Work to complete: From the top of the entries, reproduce each line exactly, stopping after the line that contains "const sizeTicks = [5, 10, 15, 20];". Omit pictures.

Items:

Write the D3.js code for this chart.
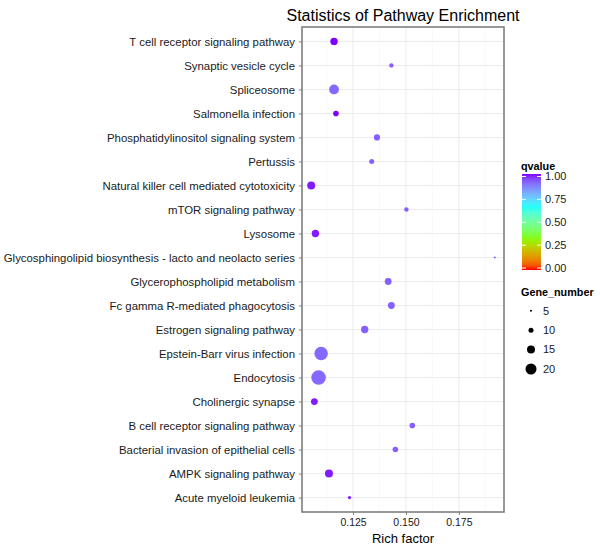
<!DOCTYPE html>
<html>
<head>
<meta charset="utf-8">
<script src="https://cdn.jsdelivr.net/npm/d3@7"></script>
<style>
  body { margin: 0; background: #fff; }
  text { font-family: "Liberation Sans", Arial, Helvetica, sans-serif; }
</style>
</head>
<body>
<script>
const pathways = [
    'T cell receptor signaling pathway',
    'Synaptic vesicle cycle',
    'Spliceosome',
    'Salmonella infection',
    'Phosphatidylinositol signaling system',
    'Pertussis',
    'Natural killer cell mediated cytotoxicity',
    'mTOR signaling pathway',
    'Lysosome',
    'Glycosphingolipid biosynthesis - lacto and neolacto series',
    'Glycerophospholipid metabolism',
    'Fc gamma R-mediated phagocytosis',
    'Estrogen signaling pathway',
    'Epstein-Barr virus infection',
    'Endocytosis',
    'Cholinergic synapse',
    'B cell receptor signaling pathway',
    'Bacterial invasion of epithelial cells',
    'AMPK signaling pathway',
    'Acute myeloid leukemia'
];
const richFactor = [0.1160, 0.1431, 0.1160, 0.1169, 0.1363, 0.1338, 0.1052, 0.1502, 0.1072, 0.1920,
                    0.1416, 0.1431, 0.1305, 0.1099, 0.1087, 0.1067, 0.1530, 0.1450, 0.1136, 0.1233];
const geneNumber = [14, 9, 18, 11, 12, 10, 15, 9, 14, 5,
                    13, 13, 14, 24, 26, 13, 11, 11, 15, 7];
const qvalue = [1.00, 0.92, 0.91, 1.00, 0.92, 0.92, 0.99, 0.92, 0.99, 0.92,
                0.92, 0.92, 0.92, 0.91, 0.91, 0.99, 0.92, 0.92, 0.99, 0.99];

const xTicks = [0.125, 0.150, 0.175];
const qTicks = [0, 0.25, 0.5, 0.75, 1];
const sizeTicks = [5, 10, 15, 20];

window.onload = function() {
    const width = 600, height = 550;
    const left = 302, right = 504, top = 27, bottom = 512;

    const svg = d3.select('body').append('svg')
        .attr('width', width)
        .attr('height', height);

    // x scale with 5% expansion like ggplot
    const ext = d3.extent(richFactor);
    const pad = (ext[1] - ext[0]) * 0.05;
    const xScale = d3.scaleLinear()
        .domain([ext[0] - pad, ext[1] + pad])
        .range([left, right]);

    const yScale = d3.scalePoint()
        .domain(pathways)
        .range([top, bottom])
        .padding(0.6);

    const colourScale = d3.scaleLinear()
        .domain([0, 1 / 3, 2 / 3, 1])
        .range(['#FF0000', '#80FF00', '#00FFFF', '#8000FF'])
        .interpolate(d3.interpolateLab);

    const rScale = d3.scaleLinear()
        .domain([5, 20])
        .range([1, 5.5]);

    // panel
    svg.append('rect')
        .attr('x', left).attr('y', top)
        .attr('width', right - left).attr('height', bottom - top)
        .attr('fill', '#fff');

    // minor grid
    const minor = d3.range(0.1125, 0.2, 0.025).filter(v => xScale(v) > left && xScale(v) < right);
    svg.append('g').selectAll('line')
        .data(minor).enter().append('line')
        .attr('x1', d => xScale(d)).attr('x2', d => xScale(d))
        .attr('y1', top).attr('y2', bottom)
        .attr('stroke', '#f5f5f5').attr('stroke-width', 0.6);

    // major grid
    svg.append('g').selectAll('line')
        .data(xTicks).enter().append('line')
        .attr('x1', d => xScale(d)).attr('x2', d => xScale(d))
        .attr('y1', top).attr('y2', bottom)
        .attr('stroke', '#ebebeb').attr('stroke-width', 1);

    svg.append('g').selectAll('line')
        .data(pathways).enter().append('line')
        .attr('x1', left).attr('x2', right)
        .attr('y1', d => yScale(d)).attr('y2', d => yScale(d))
        .attr('stroke', '#ebebeb').attr('stroke-width', 1);

    // points
    const idx = d3.range(pathways.length);
    svg.append('g').selectAll('circle')
        .data(idx).enter().append('circle')
        .attr('cx', i => xScale(richFactor[i]))
        .attr('cy', i => yScale(pathways[i]))
        .attr('r', i => rScale(geneNumber[i]))
        .attr('fill', i => colourScale(qvalue[i]));

    // border
    svg.append('rect')
        .attr('x', left).attr('y', top)
        .attr('width', right - left).attr('height', bottom - top)
        .attr('fill', 'none')
        .attr('stroke', '#7f7f7f').attr('stroke-width', 1.6);

    // axes
    const yAxis = svg.append('g')
        .attr('transform', `translate(${left}, 0)`)
        .call(d3.axisLeft(yScale).tickSize(3).tickPadding(4));
    const xAxis = svg.append('g')
        .attr('transform', `translate(0, ${bottom})`)
        .call(d3.axisBottom(xScale).tickValues(xTicks).tickFormat(d3.format('.3f')).tickSize(3).tickPadding(4));
    [yAxis, xAxis].forEach(a => {
        a.select('.domain').remove();
        a.selectAll('.tick line').attr('stroke', '#7f7f7f');
        a.selectAll('.tick text')
            .attr('fill', '#1a1a1a')
            .style('font-family', '"Liberation Sans", Arial, sans-serif')
            .style('font-size', '10.5px');
    });
    yAxis.selectAll('.tick text').style('font-size', '11.4px');

    // title
    svg.append('text')
        .attr('x', (left + right) / 2)
        .attr('y', 21)
        .attr('text-anchor', 'middle')
        .style('font-size', '16px')
        .text('Statistics of Pathway Enrichment');

    // x label
    svg.append('text')
        .attr('x', (left + right) / 2)
        .attr('y', 543)
        .attr('text-anchor', 'middle')
        .style('font-size', '13px')
        .text('Rich factor');

    // colour legend
    const barX = 522, barW = 19, barTop = 174, barBottom = 270;
    const qScale = d3.scaleLinear().domain([0, 1]).range([barBottom - 2, barTop + 2.5]);
    const defs = svg.append('defs');
    const grad = defs.append('linearGradient')
        .attr('id', 'qgrad')
        .attr('x1', 0).attr('y1', 1).attr('x2', 0).attr('y2', 0);
    grad.selectAll('stop')
        .data(d3.range(0, 1.001, 0.05)).enter().append('stop')
        .attr('offset', d => d)
        .attr('stop-color', d => colourScale(d));

    svg.append('text')
        .attr('x', barX - 1).attr('y', 170)
        .style('font-size', '10.8px').style('font-weight', 'bold')
        .text('qvalue');

    svg.append('rect')
        .attr('x', barX).attr('y', barTop)
        .attr('width', barW).attr('height', barBottom - barTop)
        .attr('fill', 'url(#qgrad)');

    const qLeg = svg.append('g');
    qLeg.selectAll('line.l')
        .data(qTicks).enter().append('line')
        .attr('x1', barX).attr('x2', barX + 4)
        .attr('y1', d => qScale(d)).attr('y2', d => qScale(d))
        .attr('stroke', '#fff');
    qLeg.selectAll('line.r')
        .data(qTicks).enter().append('line')
        .attr('x1', barX + barW - 4).attr('x2', barX + barW)
        .attr('y1', d => qScale(d)).attr('y2', d => qScale(d))
        .attr('stroke', '#fff');
    qLeg.selectAll('text')
        .data(qTicks).enter().append('text')
        .attr('x', barX + barW + 4)
        .attr('y', d => qScale(d))
        .attr('dy', '0.35em')
        .style('font-size', '11px')
        .attr('fill', '#1a1a1a')
        .text(d => d3.format('.2f')(d));

    // size legend
    svg.append('text')
        .attr('x', barX - 1).attr('y', 296)
        .style('font-size', '10.8px').style('font-weight', 'bold')
        .text('Gene_number');

    const sizeY = d3.scalePoint().domain(sizeTicks).range([310.7, 369]);
    const sLeg = svg.append('g');
    sLeg.selectAll('circle')
        .data(sizeTicks).enter().append('circle')
        .attr('cx', 531)
        .attr('cy', d => sizeY(d))
        .attr('r', d => rScale(d))
        .attr('fill', '#000');
    sLeg.selectAll('text')
        .data(sizeTicks).enter().append('text')
        .attr('x', 543)
        .attr('y', d => sizeY(d))
        .attr('dy', '0.35em')
        .style('font-size', '11px')
        .attr('fill', '#1a1a1a')
        .text(d => d);
};
</script>
</body>
</html>
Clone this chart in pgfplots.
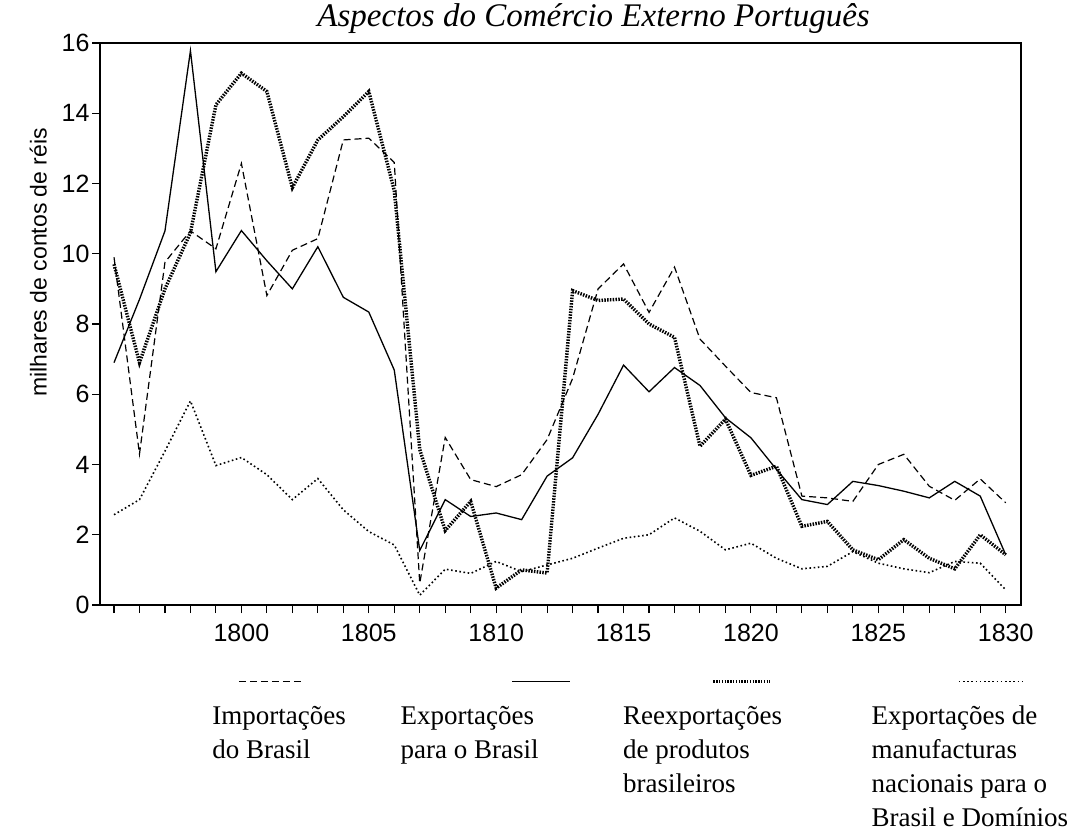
\documentclass[border=0pt]{standalone}
\usepackage{fontspec}
\setmainfont{Liberation Serif}
\setsansfont{Liberation Sans}
\usepackage{pgfplots}
\pgfplotsset{compat=1.18}
\usepackage{pgfplotstable}

\pgfplotsset{limg/.style 2 args={legend image code/.code={\draw[##1, overlay] (#1,19pt) -- (#2,19pt); \path (0pt,0pt);}}}
\newcommand{\legtext}[2]{\parbox[t]{#1}{\raggedright\strut #2}}

\pgfplotstableread{
year imp exp reexp manuf
1795 9.90 6.90 9.70 2.57
1796 4.30 8.70 6.90 3.00
1797 9.76 10.65 9.00 4.38
1798 10.65 15.78 10.60 5.81
1799 10.14 9.49 14.24 3.97
1800 12.57 10.66 15.14 4.20
1801 8.81 9.80 14.62 3.71
1802 10.10 9.00 11.88 3.00
1803 10.43 10.20 13.24 3.60
1804 13.24 8.76 13.90 2.71
1805 13.29 8.34 14.62 2.09
1806 12.60 6.69 11.80 1.71
1807 0.62 1.55 4.43 0.28
1808 4.77 3.00 2.12 1.02
1809 3.57 2.52 2.95 0.90
1810 3.37 2.62 0.48 1.24
1811 3.71 2.43 1.00 0.95
1812 4.71 3.67 0.91 1.14
1813 6.45 4.19 8.95 1.33
1814 9.00 5.43 8.67 1.62
1815 9.71 6.83 8.71 1.90
1816 8.33 6.07 8.00 2.00
1817 9.62 6.76 7.62 2.48
1818 7.57 6.25 4.52 2.10
1819 6.80 5.33 5.29 1.57
1820 6.05 4.76 3.69 1.76
1821 5.90 3.86 3.95 1.33
1822 3.10 3.00 2.24 1.03
1823 3.05 2.86 2.38 1.10
1824 2.95 3.52 1.57 1.52
1825 4.00 3.40 1.29 1.19
1826 4.29 3.24 1.86 1.03
1827 3.38 3.05 1.33 0.92
1828 2.98 3.52 1.03 1.24
1829 3.59 3.10 2.00 1.19
1830 2.91 1.43 1.43 0.43
}\datatable

\begin{document}
\begin{tikzpicture}
\begin{axis}[name=ax, scale only axis, width=921pt, height=562pt,
  xmin=1794.45, xmax=1830.6, ymin=0, ymax=16,
  xtick={1800,1805,...,1830}, minor xtick={1795,...,1830},
  ytick={0,2,...,16},
  tick align=outside, tick pos=left,
  major tick length=8pt, minor tick length=8pt,
  every tick/.style={black, line width=1.1pt},
  axis line style={line width=1.5pt},
  /pgf/number format/assume math mode=true,
  /pgf/number format/1000 sep={},
  xticklabel style={font=\sffamily\fontsize{25}{25}\selectfont, yshift=-8pt},
  yticklabel style={font=\sffamily\fontsize{25}{25}\selectfont, xshift=1pt},
  ylabel={milhares de contos de réis},
  ylabel style={font=\sffamily\fontsize{23}{23}\selectfont,
    at={(axis description cs:-0.067,0.61)}, anchor=center},
  title={Aspectos do Comércio Externo Português},
  title style={font=\itshape\fontsize{33}{33}\selectfont,
    at={(axis description cs:0.536,1)}, anchor=base, yshift=10pt},
  legend columns=4,
  legend style={at={(axis description cs:0.1205,-0.1664)}, anchor=north west,
    draw=none, fill=none, inner sep=0pt, column sep=0pt, row sep=0pt,
    cells={anchor=north west},
    nodes={inner sep=0pt, font=\fontsize{27}{34}\selectfont}},
]
\addplot[black, line width=1.2pt, dash pattern=on 7pt off 4pt, limg={27pt}{92pt}]
  table[x=year, y=imp] {\datatable};
\addlegendentry{\legtext{187pt}{Importações\\do Brasil}}
\addplot[black, line width=1.3pt, limg={112pt}{170pt}]
  table[x=year, y=exp] {\datatable};
\addlegendentry{\legtext{219pt}{Exportações\\para o Brasil}}
\addplot[black, line width=3.4pt, dash pattern=on 1.5pt off 1.3pt, limg={92pt}{149pt}]
  table[x=year, y=reexp] {\datatable};
\addlegendentry{\legtext{247pt}{Reexportações\\de produtos\\brasileiros}}
\addplot[black, line width=1.6pt, dash pattern=on 1.6pt off 2.6pt, limg={88pt}{152pt}]
  table[x=year, y=manuf] {\datatable};
\addlegendentry{\legtext{200pt}{Exportações de\\manufacturas\\nacionais para o\\Brasil e Domínios}}
\end{axis}
\pgfresetboundingbox
\path ([shift={(-100pt,-227pt)}]ax.south west) rectangle ([shift={(54pt,43pt)}]ax.north east);
\end{tikzpicture}
\end{document}
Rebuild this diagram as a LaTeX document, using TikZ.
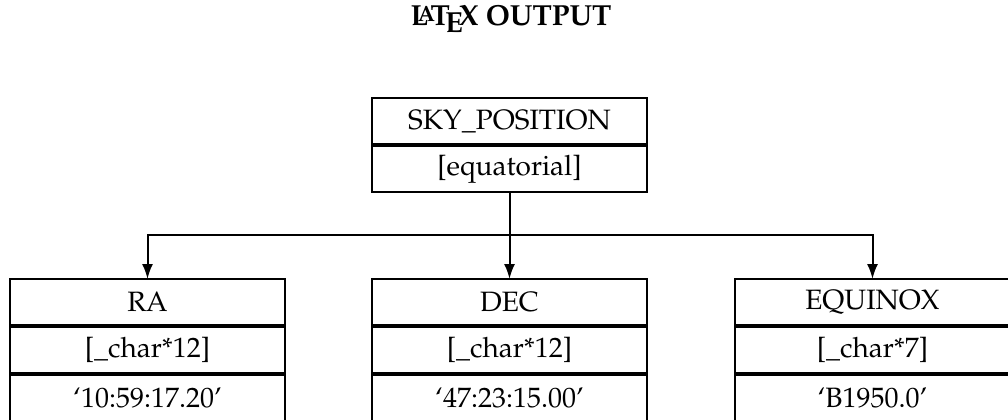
\documentclass[tikz,border=0pt]{standalone}
\usepackage[T1]{fontenc}
\usepackage{mathpazo}
\usepackage{tikz}
\usetikzlibrary{positioning,arrows.meta}
\tikzset{
    x=0.5pt,
    y=-0.5pt,
    cell/.style={draw,line width=1pt,minimum width=137.5pt,minimum height=23pt,
        inner sep=0pt,outer sep=0pt,font=\fontsize{14}{16}\selectfont},
    link/.style={line width=1pt,-{Latex[length=7.5pt,width=5.5pt]}},
}
% one field: name, type and value cells stacked
\newcommand{\field}[5] {
    \node[cell,anchor=north] (#1) at (#2,279) {#3};
    \node[cell,below=1pt of #1] (#1-type) {#4};
    \node[cell,below=1pt of #1-type] (#1-val) {#5};
}

\begin{document}
\begin{tikzpicture}
        \useasboundingbox (0,0) rectangle (1008,419);
        \node[font=\fontsize{14.5}{16}\selectfont\bfseries] (title) at (511,19) {\LaTeX\ OUTPUT};
        \node[cell,anchor=north] (sky) at (509.5,98) {SKY\_POSITION};
        \node[cell,below=1pt of sky] (sky-type) {[equatorial]};
        \field{ra}{147.5}{RA}{[\_char*12]}{`10:59:17.20'}
        \field{dec}{509.5}{DEC}{[\_char*12]}{`47:23:15.00'}
        \field{equinox}{872.5}{EQUINOX}{[\_char*7]}{`B1950.0'}
        \coordinate (fork) at (509.5,235);
        \draw[link] (sky-type) -- (dec);
        \draw[link] (fork) -| (ra);
        \draw[link] (fork) -| (equinox);
    \end{tikzpicture}
\end{document}
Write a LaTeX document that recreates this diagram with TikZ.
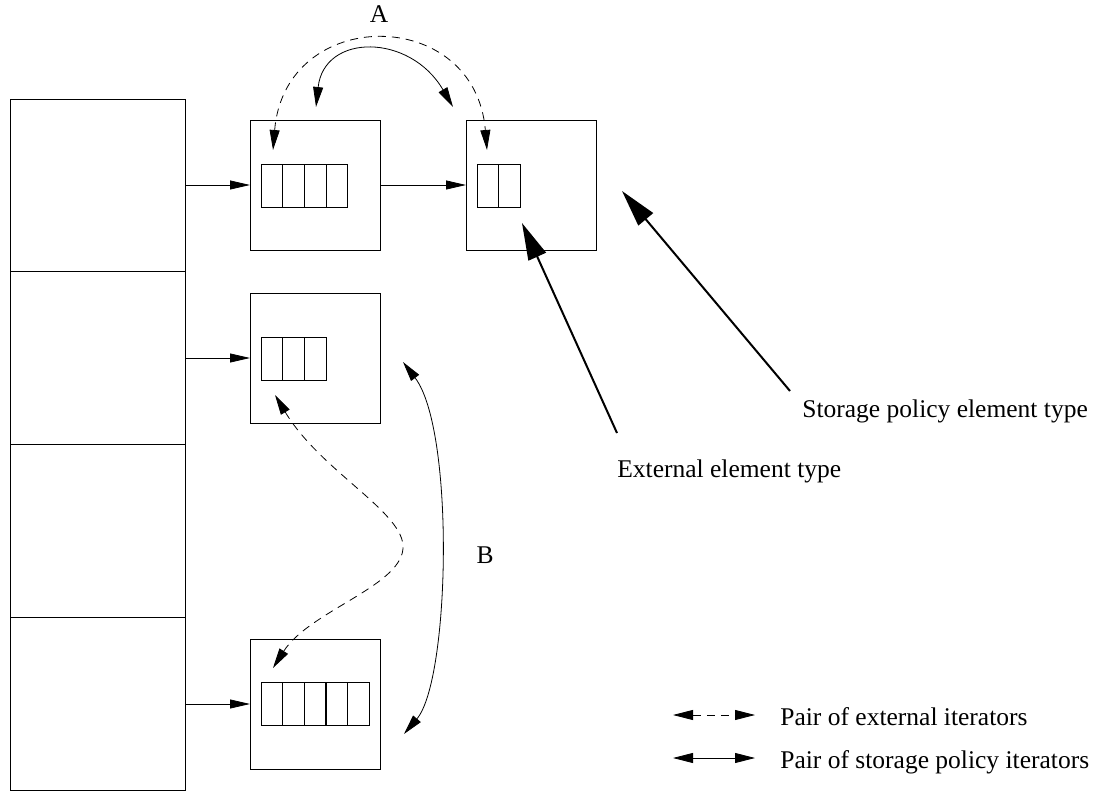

Output of the exercise:
Write the D3.js code for this chart.
<!DOCTYPE html>
<html>
<head>
<meta charset="utf-8">
<script src="https://cdn.jsdelivr.net/npm/d3@7"></script>
<style>
  body { margin: 0; background: #fff; }
  text { font-family: "Liberation Sans", Arial, Helvetica, sans-serif; }
</style>
</head>
<body>
<script>
const pathways = [
    'T cell receptor signaling pathway',
    'Synaptic vesicle cycle',
    'Spliceosome',
    'Salmonella infection',
    'Phosphatidylinositol signaling system',
    'Pertussis',
    'Natural killer cell mediated cytotoxicity',
    'mTOR signaling pathway',
    'Lysosome',
    'Glycosphingolipid biosynthesis - lacto and neolacto series',
    'Glycerophospholipid metabolism',
    'Fc gamma R-mediated phagocytosis',
    'Estrogen signaling pathway',
    'Epstein-Barr virus infection',
    'Endocytosis',
    'Cholinergic synapse',
    'B cell receptor signaling pathway',
    'Bacterial invasion of epithelial cells',
    'AMPK signaling pathway',
    'Acute myeloid leukemia'
];
const richFactor = [0.1160, 0.1431, 0.1160, 0.1169, 0.1363, 0.1338, 0.1052, 0.1502, 0.1072, 0.1920,
                    0.1416, 0.1431, 0.1305, 0.1099, 0.1087, 0.1067, 0.1530, 0.1450, 0.1136, 0.1233];
const geneNumber = [14, 9, 18, 11, 12, 10, 15, 9, 14, 5,
                    13, 13, 14, 24, 26, 13, 11, 11, 15, 7];
const qvalue = [1.00, 0.92, 0.91, 1.00, 0.92, 0.92, 0.99, 0.92, 0.99, 0.92,
                0.92, 0.92, 0.92, 0.91, 0.91, 0.99, 0.92, 0.92, 0.99, 0.99];

const xTicks = [0.125, 0.150, 0.175];
const qTicks = [0, 0.25, 0.5, 0.75, 1];
const sizeTicks = [5, 10, 15, 20];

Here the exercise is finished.